Em 20 de setembro de 1835, teve início a Revolução Farroupilha, ou Guerra dos Farrapos, em referência aos trajes esfarrapados usados pelas tropas rebeldes. Ocorrida na então província do Rio Grande do Sul, foi a rebelião mais duradoura do período imperial brasileiro, se estendendo até 1845. Em lados opostos, estavam o governo do Rio de Janeiro, então sede do Império, e as elites rio-grandenses, política e economicamente insatisfeitas. 

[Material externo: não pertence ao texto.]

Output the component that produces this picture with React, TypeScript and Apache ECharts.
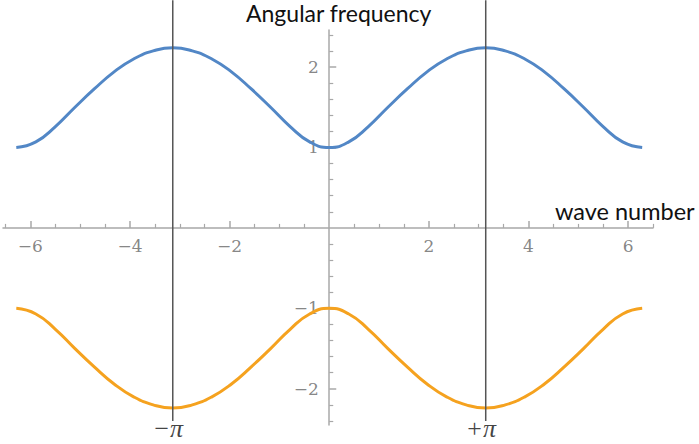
import React, { useEffect, useRef } from "react";
import * as echarts from "echarts";

// wave numbers (step pi/8 from -2pi to 2pi)
const waveNumbers = [
  -6.283, -5.890, -5.498, -5.105, -4.712, -4.320, -3.927, -3.534, -3.142,
  -2.749, -2.356, -1.963, -1.571, -1.178, -0.785, -0.393, 0,
  0.393, 0.785, 1.178, 1.571, 1.963, 2.356, 2.749, 3.142,
  3.534, 3.927, 4.320, 4.712, 5.105, 5.498, 5.890, 6.283,
];
// upper (blue) branch
const upperBranch = [
  1.0, 1.07, 1.26, 1.5, 1.73, 1.94, 2.1, 2.2, 2.24,
  2.2, 2.1, 1.94, 1.73, 1.5, 1.26, 1.07, 1.0,
  1.07, 1.26, 1.5, 1.73, 1.94, 2.1, 2.2, 2.24,
  2.2, 2.1, 1.94, 1.73, 1.5, 1.26, 1.07, 1.0,
];
// lower (orange) branch
const lowerBranch = [
  -1.0, -1.07, -1.26, -1.5, -1.73, -1.94, -2.1, -2.2, -2.24,
  -2.2, -2.1, -1.94, -1.73, -1.5, -1.26, -1.07, -1.0,
  -1.07, -1.26, -1.5, -1.73, -1.94, -2.1, -2.2, -2.24,
  -2.2, -2.1, -1.94, -1.73, -1.5, -1.26, -1.07, -1.0,
];

const xMajorTicks = [-6, -4, -2, 2, 4, 6];
const xMinorTicks = [
  -6.5, -5.5, -5, -4.5, -3.5, -3, -2.5, -1.5, -1, -0.5,
  0.5, 1, 1.5, 2.5, 3, 3.5, 4.5, 5, 5.5, 6.5,
];
const yMajorTicks = [-2, -1, 1, 2];
const yMinorTicks = [
  -2.4, -2.2, -1.8, -1.6, -1.4, -1.2, -0.8, -0.6, -0.4, -0.2,
  0.2, 0.4, 0.6, 0.8, 1.2, 1.4, 1.6, 1.8, 2.2, 2.4,
];

const piMarks = [-Math.PI, Math.PI];
const piLabels = ["−π", "+π"];
const piLineTop = 2.83;
const piLineBottom = -2.4;

const fmt = (v: number) => (v < 0 ? "−" + String(-v) : String(v));

export default function App() {
  const ref = useRef<HTMLDivElement>(null);
  useEffect(() => {
    if (!ref.current) return;
    const chart = echarts.init(ref.current, null, { renderer: "svg" });
    const axisColor = "#a8a8a8";
    const labelStyle = {
      color: "#666",
      fontFamily: "DejaVu Serif",
      fontSize: 17,
    };
    const xBase = {
      type: "value" as const,
      min: -6.55,
      max: 6.5,
      position: "bottom" as const,
      splitLine: { show: false },
      axisLabel: { show: false },
    };
    const yBase = {
      type: "value" as const,
      min: -2.45,
      max: 2.46,
      position: "left" as const,
      splitLine: { show: false },
      axisLabel: { show: false },
    };
    const piSeries = piMarks.map((x) => ({
      type: "line",
      xAxisIndex: 0,
      yAxisIndex: 0,
      clip: false,
      silent: true,
      symbol: "none",
      lineStyle: { color: "#555", width: 1.5 },
      data: [
        [x, piLineTop],
        [x, piLineBottom],
      ],
    }));
    const labelSeries = (data: number[][], position: string, distance: number, textOf: (p: number[], i: number) => string, extra: any) => ({
      type: "scatter",
      xAxisIndex: 0,
      yAxisIndex: 0,
      clip: false,
      silent: true,
      symbolSize: 1,
      itemStyle: { color: "rgba(0,0,0,0)" },
      data,
      label: {
        show: true,
        position,
        distance,
        formatter: (p: any) => textOf(p.value, p.dataIndex),
        ...extra,
      },
    });
    chart.setOption({
      animation: false,
      backgroundColor: "#fff",
      title: [
        {
          text: "Angular frequency",
          left: 241,
          top: -4,
          textStyle: { fontFamily: "Lato", fontSize: 23, fontWeight: "normal", color: "#111" },
        },
        {
          text: "wave number",
          left: 550,
          top: 194,
          textStyle: { fontFamily: "Lato", fontSize: 23.5, fontWeight: "normal", color: "#111" },
        },
      ],
      grid: {
        left: 3,
        right: 46,
        top: 30,
        bottom: 19,
        containLabel: false,
        outerBoundsMode: "none",
      },
      xAxis: [
        {
          ...xBase,
          axisLine: { show: true, onZero: true, lineStyle: { color: axisColor, width: 1.5 } },
          axisTick: {
            show: true,
            inside: true,
            length: 7,
            customValues: xMajorTicks,
            lineStyle: { color: axisColor, width: 1.5 },
          },
        },
        {
          ...xBase,
          axisLine: { show: false, onZero: true },
          axisTick: {
            show: true,
            inside: true,
            length: 4,
            customValues: xMinorTicks,
            lineStyle: { color: axisColor, width: 1.2 },
          },
        },
      ],
      yAxis: [
        {
          ...yBase,
          axisLine: { show: true, onZero: true, lineStyle: { color: axisColor, width: 1.5 } },
          axisTick: {
            show: true,
            inside: true,
            length: 7,
            customValues: yMajorTicks,
            lineStyle: { color: axisColor, width: 1.5 },
          },
        },
        {
          ...yBase,
          axisLine: { show: false, onZero: true },
          axisTick: {
            show: true,
            inside: true,
            length: 4,
            customValues: yMinorTicks,
            lineStyle: { color: axisColor, width: 1.2 },
          },
        },
      ],
      series: [
        {
          type: "line",
          smooth: true,
          symbol: "none",
          xAxisIndex: 0,
          yAxisIndex: 0,
          lineStyle: { color: "#5287c6", width: 3 },
          data: waveNumbers.map((k, i) => [k, upperBranch[i]]),
        },
        {
          type: "line",
          smooth: true,
          symbol: "none",
          xAxisIndex: 0,
          yAxisIndex: 0,
          lineStyle: { color: "#f5a21f", width: 3 },
          data: waveNumbers.map((k, i) => [k, lowerBranch[i]]),
        },
        ...piSeries,
        labelSeries(xMajorTicks.map((v) => [v, 0]), "bottom", 9, (p) => fmt(p[0]), labelStyle),
        labelSeries(yMajorTicks.map((v) => [0, v]), "left", 10, (p) => fmt(p[1]), labelStyle),
        labelSeries(piMarks.map((v) => [v, piLineBottom]), "bottom", 0, (_p, i) => piLabels[i], {
          color: "#111",
          fontFamily: "Liberation Serif",
          fontStyle: "italic",
          fontSize: 26,
          offset: [-5, -6],
        }),
      ],
    });
    return () => chart.dispose();
  }, []);
  return <div ref={ref} style={{ width: 699, height: 444, position: "fixed", left: 0, top: 0 }} />;
}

De acordo com Leonardo dos Reis Gandia, doutorando em História Social pela Faculdade de Filosofia, Letras e Ciências Humanas (FFLCH) da USP, inicialmente o movimento queria a deposição do presidente da província, Antonio Rodrigues Fernandes Braga, e a possibilidade de escolher os próximos presidentes e comandantes de armas da provinciais. A principal liderança da rebelião foi Bento Gonçalves da Silva, autor do célebre Manifesto que expressava as causas da revolução. Outra combatente de destaque foi Anita Garibaldi, que já foi tema do Hoje na História.

Com o aumento da repressão imperial, parte das lideranças rebeldes passaram a defender com mais vigor a causa separatista, o que não era unanimidade entre as elites. Mesmo assim, a República Rio-Grandense foi proclamada em 1836.

O conflito terminaria após negociações bem-sucedidas entre o Império e setores das elites, por intermédio de Luis Alves de Lima e Silva (o futuro duque de Caxias), reintegrando a província ao território brasileiro, com a assinatura da Paz de Ponche Verde.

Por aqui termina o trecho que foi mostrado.